§ Data provided
— Start —

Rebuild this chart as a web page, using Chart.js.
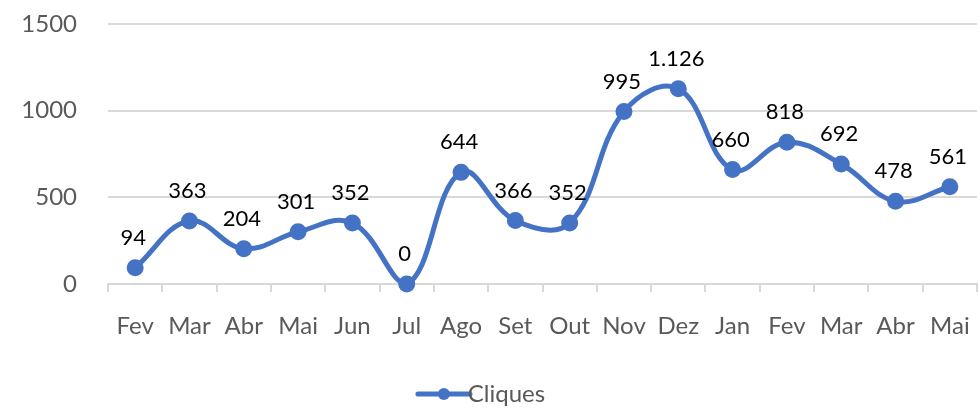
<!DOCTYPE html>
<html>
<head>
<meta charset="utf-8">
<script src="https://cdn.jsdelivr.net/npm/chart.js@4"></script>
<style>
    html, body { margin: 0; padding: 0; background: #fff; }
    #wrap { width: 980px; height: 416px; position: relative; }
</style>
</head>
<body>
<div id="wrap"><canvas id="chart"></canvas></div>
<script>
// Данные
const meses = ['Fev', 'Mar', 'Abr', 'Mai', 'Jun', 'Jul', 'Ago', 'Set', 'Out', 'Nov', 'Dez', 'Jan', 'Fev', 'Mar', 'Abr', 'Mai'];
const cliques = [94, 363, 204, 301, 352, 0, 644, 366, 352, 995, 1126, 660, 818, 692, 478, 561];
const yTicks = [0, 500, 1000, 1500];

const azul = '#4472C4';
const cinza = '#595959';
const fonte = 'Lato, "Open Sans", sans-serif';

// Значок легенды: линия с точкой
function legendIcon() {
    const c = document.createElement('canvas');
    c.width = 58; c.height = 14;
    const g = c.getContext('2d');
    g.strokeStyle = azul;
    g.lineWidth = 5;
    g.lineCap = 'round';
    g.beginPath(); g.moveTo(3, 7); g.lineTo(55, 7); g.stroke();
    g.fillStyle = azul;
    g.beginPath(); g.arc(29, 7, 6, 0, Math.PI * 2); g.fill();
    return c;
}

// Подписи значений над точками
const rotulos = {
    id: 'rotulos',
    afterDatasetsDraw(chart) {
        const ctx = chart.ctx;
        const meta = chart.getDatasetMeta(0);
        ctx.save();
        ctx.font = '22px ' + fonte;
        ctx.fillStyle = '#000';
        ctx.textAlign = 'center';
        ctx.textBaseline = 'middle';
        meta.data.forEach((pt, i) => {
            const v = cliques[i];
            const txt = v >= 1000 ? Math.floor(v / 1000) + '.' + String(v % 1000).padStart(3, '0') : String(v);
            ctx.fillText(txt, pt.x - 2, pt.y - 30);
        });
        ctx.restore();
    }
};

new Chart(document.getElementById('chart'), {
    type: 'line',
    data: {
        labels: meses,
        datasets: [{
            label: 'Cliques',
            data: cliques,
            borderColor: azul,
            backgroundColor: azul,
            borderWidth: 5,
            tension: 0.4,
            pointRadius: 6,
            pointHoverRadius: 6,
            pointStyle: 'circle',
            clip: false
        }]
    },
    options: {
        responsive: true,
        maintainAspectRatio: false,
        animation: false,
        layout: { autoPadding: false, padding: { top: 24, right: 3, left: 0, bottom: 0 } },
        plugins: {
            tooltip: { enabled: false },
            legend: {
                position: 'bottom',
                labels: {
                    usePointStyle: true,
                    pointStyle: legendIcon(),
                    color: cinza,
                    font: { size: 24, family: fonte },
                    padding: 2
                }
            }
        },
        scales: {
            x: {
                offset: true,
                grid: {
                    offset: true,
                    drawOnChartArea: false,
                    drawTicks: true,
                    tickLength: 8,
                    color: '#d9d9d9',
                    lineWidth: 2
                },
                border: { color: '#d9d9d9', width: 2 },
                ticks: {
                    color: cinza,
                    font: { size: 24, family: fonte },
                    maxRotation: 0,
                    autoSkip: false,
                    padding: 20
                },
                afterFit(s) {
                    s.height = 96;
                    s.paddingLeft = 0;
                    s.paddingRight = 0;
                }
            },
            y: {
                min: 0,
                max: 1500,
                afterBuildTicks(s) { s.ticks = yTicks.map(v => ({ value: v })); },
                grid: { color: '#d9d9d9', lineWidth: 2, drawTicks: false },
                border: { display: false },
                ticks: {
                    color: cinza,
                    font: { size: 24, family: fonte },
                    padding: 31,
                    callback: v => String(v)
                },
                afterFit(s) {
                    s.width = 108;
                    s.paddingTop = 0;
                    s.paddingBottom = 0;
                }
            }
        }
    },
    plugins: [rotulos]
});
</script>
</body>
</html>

— End —

§ Work to complete
Quote the material exactly. Pictures stay out.

§ Solution
Rebuild this chart as a web page, using Chart.js.
<!DOCTYPE html>
<html>
<head>
<meta charset="utf-8">
<script src="https://cdn.jsdelivr.net/npm/chart.js@4"></script>
<style>
    html, body { margin: 0; padding: 0; background: #fff; }
    #wrap { width: 980px; height: 416px; position: relative; }
</style>
</head>
<body>
<div id="wrap"><canvas id="chart"></canvas></div>
<script>
// Данные
const meses = ['Fev', 'Mar', 'Abr', 'Mai', 'Jun', 'Jul', 'Ago', 'Set', 'Out', 'Nov', 'Dez', 'Jan', 'Fev', 'Mar', 'Abr', 'Mai'];
const cliques = [94, 363, 204, 301, 352, 0, 644, 366, 352, 995, 1126, 660, 818, 692, 478, 561];
const yTicks = [0, 500, 1000, 1500];

const azul = '#4472C4';
const cinza = '#595959';
const fonte = 'Lato, "Open Sans", sans-serif';

// Значок легенды: линия с точкой
function legendIcon() {
    const c = document.createElement('canvas');
    c.width = 58; c.height = 14;
    const g = c.getContext('2d');
    g.strokeStyle = azul;
    g.lineWidth = 5;
    g.lineCap = 'round';
    g.beginPath(); g.moveTo(3, 7); g.lineTo(55, 7); g.stroke();
    g.fillStyle = azul;
    g.beginPath(); g.arc(29, 7, 6, 0, Math.PI * 2); g.fill();
    return c;
}

// Подписи значений над точками
const rotulos = {
    id: 'rotulos',
    afterDatasetsDraw(chart) {
        const ctx = chart.ctx;
        const meta = chart.getDatasetMeta(0);
        ctx.save();
        ctx.font = '22px ' + fonte;
        ctx.fillStyle = '#000';
        ctx.textAlign = 'center';
        ctx.textBaseline = 'middle';
        meta.data.forEach((pt, i) => {
            const v = cliques[i];
            const txt = v >= 1000 ? Math.floor(v / 1000) + '.' + String(v % 1000).padStart(3, '0') : String(v);
            ctx.fillText(txt, pt.x - 2, pt.y - 30);
        });
        ctx.restore();
    }
};

new Chart(document.getElementById('chart'), {
    type: 'line',
    data: {
        labels: meses,
        datasets: [{
            label: 'Cliques',
            data: cliques,
            borderColor: azul,
            backgroundColor: azul,
            borderWidth: 5,
            tension: 0.4,
            pointRadius: 6,
            pointHoverRadius: 6,
            pointStyle: 'circle',
            clip: false
        }]
    },
    options: {
        responsive: true,
        maintainAspectRatio: false,
        animation: false,
        layout: { autoPadding: false, padding: { top: 24, right: 3, left: 0, bottom: 0 } },
        plugins: {
            tooltip: { enabled: false },
            legend: {
                position: 'bottom',
                labels: {
                    usePointStyle: true,
                    pointStyle: legendIcon(),
                    color: cinza,
                    font: { size: 24, family: fonte },
                    padding: 2
                }
            }
        },
        scales: {
            x: {
                offset: true,
                grid: {
                    offset: true,
                    drawOnChartArea: false,
                    drawTicks: true,
                    tickLength: 8,
                    color: '#d9d9d9',
                    lineWidth: 2
                },
                border: { color: '#d9d9d9', width: 2 },
                ticks: {
                    color: cinza,
                    font: { size: 24, family: fonte },
                    maxRotation: 0,
                    autoSkip: false,
                    padding: 20
                },
                afterFit(s) {
                    s.height = 96;
                    s.paddingLeft = 0;
                    s.paddingRight = 0;
                }
            },
            y: {
                min: 0,
                max: 1500,
                afterBuildTicks(s) { s.ticks = yTicks.map(v => ({ value: v })); },
                grid: { color: '#d9d9d9', lineWidth: 2, drawTicks: false },
                border: { display: false },
                ticks: {
                    color: cinza,
                    font: { size: 24, family: fonte },
                    padding: 31,
                    callback: v => String(v)
                },
                afterFit(s) {
                    s.width = 108;
                    s.paddingTop = 0;
                    s.paddingBottom = 0;
                }
            }
        }
    },
    plugins: [rotulos]
});
</script>
</body>
</html>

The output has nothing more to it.